Feel free to add your favorite ingredients. Here are some options:
- finely chopped spinach
- sautéed chopped mushrooms
- sautéed vegetables: bell peppers, zucchini, eggplant
- lentils or chickpeas
- toasted pine nuts and dried fruit
- diced tomatoes
- more herbs: oregano and/or basil
Lemony or Tomato?
I usually go for lemony vegetarian stuffed cabbage rolls. However, you can follow my Greek Cabbage Rolls in Tomato Sauce recipe to make them in a tomato base instead of the lemony version.
- Take care not to overcook the cabbage leaves. They’re ready once they’re soft enough to roll. They will continue to cook once they’re filled and will soften more.
- Add enough water to the pot (once the cabbage rolls are layered) to cover them. This will ensure that the rolls at the top cook properly. Add more water during the cooking time if needed. That liquid will become a lemony sauce and will enhance the flavor.
Watch the Video Tutorial
I hope that you give these vegetarian Stuffed Cabbage Rolls a try and if you do, please let me know what you think. Share pictures with me on Facebook and Instagram. I love seeing your recreations. Also, let me know what you’d like to learn how to make next!! See you back here soon with another delicious recipe worth sharing. Kali Orexi & filakia xxDimitra
- 1 large green cabbage, cored
- 1 medium onion, finely chopped
- 3 garlic cloves, grated
- 2 cups Basmati rice or any long-grain rice, rinsed and soaked in cool water
- 2 teaspoons dried dill
- 1 bunch fresh parsley finely chopped
- 1 tablespoon finely chopped mint, optional
- 2 teaspoons salt
- 1/2 teaspoon cracked black pepper, or to taste
- 1/2 cup olive oil
- 1/4 - 1/2 cup of lemon juice
- 1 heaping teaspoon of cornstarch
- 5-6 cups water or vegetable broth
Optional Filling Ingredients:
- 1 cup finely chopped mushrooms, sautéed
- 2 cups diced tomatoes
- diced zucchini, eggplant, and/or bell peppers
- toasted pine nuts
- raisins or cranberries
Bring a pot of water to a boil and add a teaspoon of salt. Place the cabbage in the boiling water cored side down. Cover the pot and boil for 15 minutes. Remove the outer leaves of the cabbage (that have softened) with tongs and place them in a colander to drain. Set aside to cool slightly while the filling is made.
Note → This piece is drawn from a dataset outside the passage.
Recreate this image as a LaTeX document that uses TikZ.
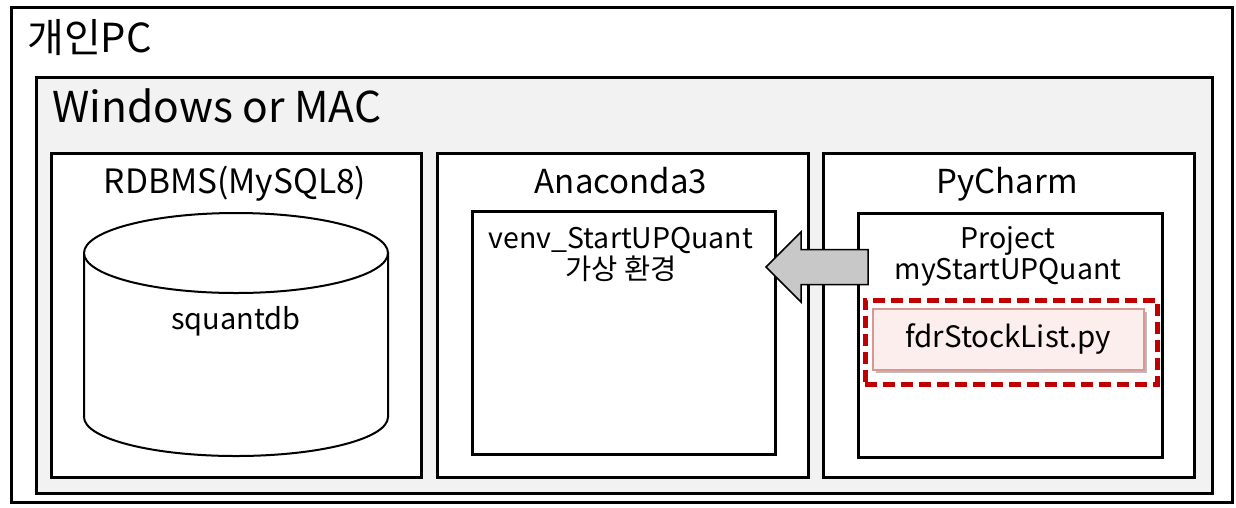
\documentclass[tikz,border=0pt]{standalone}
\usepackage{fontspec}
\setmainfont{Noto Sans CJK KR}
\usetikzlibrary{shadows,calc}
\definecolor{wingray}{HTML}{F2F2F2}
\definecolor{darkred}{HTML}{C00000}
\definecolor{pinkfill}{HTML}{FDEEEE}
\definecolor{pinkline}{HTML}{D99694}
\definecolor{arrowgray}{HTML}{C8C8C8}
\tikzset{
  frame/.style={draw=black, line width=3pt, fill=white, anchor=north west, inner sep=0pt},
  title/.style={font=\fontsize{#1}{#1}\selectfont, inner sep=0pt},
  cylline/.style={draw=black, line width=2pt},
}
\begin{document}
\begin{tikzpicture}[x=1pt,y=-1pt]
\useasboundingbox (0,0) rectangle (1236,507);
\fill[white] (0,0) rectangle (1236,507);
% outer
\node[frame, minimum width=1221pt, minimum height=495pt] (pc) at (10,6) {};
\node[title=40, anchor=base west] (pct) at (27,52) {개인PC};
% windows
\node[frame, fill=wingray, minimum width=1176pt, minimum height=416pt] (win) at (35,76) {};
\node[title=42.5, anchor=base west] (wint) at (52,122) {Windows or MAC};
% three columns
\node[frame, minimum width=370pt, minimum height=324pt] (rdb) at (50,152) {};
\node[frame, minimum width=371pt, minimum height=324pt] (ana) at (436,152) {};
\node[frame, minimum width=371pt, minimum height=324pt] (pyc) at (822,152) {};
\node[title=33.5, anchor=base] (rdbt) at (235,193) {RDBMS(MySQL8)};
\node[title=33, anchor=base] (anat) at (621,193) {Anaconda3};
\node[title=33, anchor=base] (pyct) at (1007,193) {PyCharm};
% cylinder
\path[cylline, fill=white] (84,253) -- (84,417) arc[start angle=180, end angle=0, x radius=152, y radius=39] -- (388,253) -- cycle;
\draw[cylline, fill=white] (236,253) ellipse[x radius=152, y radius=40];
\node[title=29, anchor=base] (dbt) at (236,329) {squantdb};
% venv
\node[frame, minimum width=303pt, minimum height=243pt] (venv) at (471,210) {};
\node[title=28.5, anchor=base] (venvt) at (621,248) {venv\_StartUPQuant};
\node[title=28.5, anchor=base] (venvk) at (621,279) {가상 환경};
% project
\node[frame, minimum width=304pt, minimum height=244pt] (proj) at (857,212) {};
\node[title=28.5, anchor=base] (projt) at (1008,248) {Project};
\node[title=28.5, anchor=base] (projn) at (1008,279) {myStartUPQuant};
% red dashed
\node[draw=darkred, line width=4.5pt, dash pattern=on 12pt off 6pt, anchor=north west,
  minimum width=292pt, minimum height=84pt, inner sep=0pt] (sel) at (863,298) {};
\node[draw=pinkline, line width=1.5pt, fill=pinkfill, anchor=north west,
  minimum width=271pt, minimum height=61pt, inner sep=0pt,
  drop shadow={shadow xshift=3pt, shadow yshift=-3pt, opacity=0.45, fill=black!60}] (file) at (872,308) {};
\node[title=29.5, anchor=center] (filet) at (file.center) {fdrStockList.py};
% arrow
\coordinate (tip) at ($(venv.north east)+(-11,57)$);
\coordinate (tail) at ($(proj.north west)+(11,55)$);
\draw[line width=1.5pt, fill=arrowgray, line join=miter]
  ($(tail)+(0,-17.5)$) -- ($(tip)+(35,-17.5)$) -- ($(tip)+(35,-35)$) -- (tip)
  -- ($(tip)+(35,35)$) -- ($(tip)+(35,17.5)$) -- ($(tail)+(0,17.5)$) -- cycle;
\end{tikzpicture}
\end{document}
Cook the onion with a quarter cup of olive oil over medium heat until soft and golden. About 8 minutes. Season with a pinch of salt.
Add the garlic to the pan and warm through for a few seconds then, remove the pan from the heat.
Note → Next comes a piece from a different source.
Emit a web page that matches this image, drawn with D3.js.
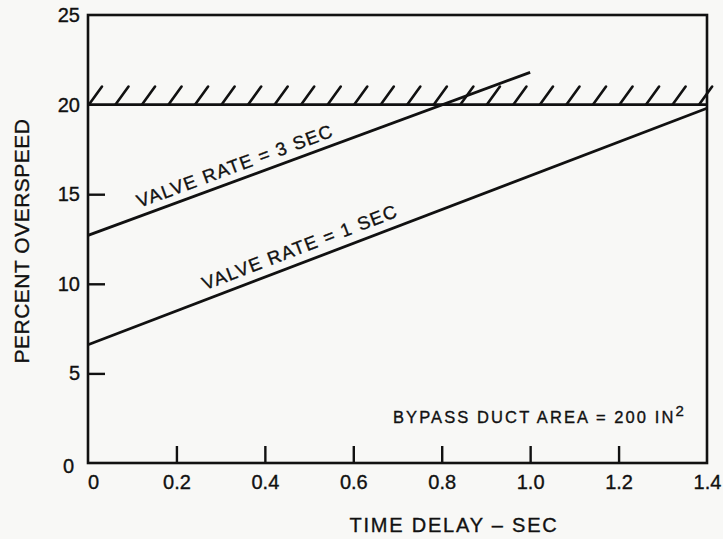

Drain and discard the water from the rice and add the rice to a mixing bowl. Add the cooked onion and garlic mixture to the rice along with the herbs, salt, pepper, and 2-3 teaspoons of lemon juice. Toss to combine.
To assemble the cabbage rolls, lay the leaves flat on a work surface and place a heaping tablespoon full of the filling in the center. Fold the sides of the leaf over the filling and the bottom as well then, roll up.
Line the bottom of the pot with the leftover cabbage leaves. Layer the cabbage rolls seam-side down in the pot. Keep them snug together.
Drizzle a quarter cup of olive oil over the rolls and season lightly with salt.
Invert 2 plates on top of the rolls to keep them weighed down so that they don't unroll during cooking.
Pour 4-6 cups of water or vegetable broth on top. They should be immersed in liquid.
Bring the pot to a boil and then reduce the heat to medium-low and cook for 45 minutes to an hour or until the rice is fully cooked and the rolls are fork-tender.
In a small bowl combine the remaining lemon juice with the teaspoon of cornstarch and whisk together until smooth.
Add the lemon mixture to the pot and shake the pot gently to distribute the lemon evenly. Cook over medium heat for 3-4 minutes and serve with some lemon wedges and toasted bread. Enjoy!
Add more liquid to the pot during the cooking time if it starts to dry up. The liquid will turn into a sauce once the cabbage rolls are ready.
Feel free to add any of the optional filling ingredients to the filling. It is best to saute the veggies before adding them to the filling for maximum flavor.
Leftovers may be stored in the refrigerator in an airtight container for up to 5 days.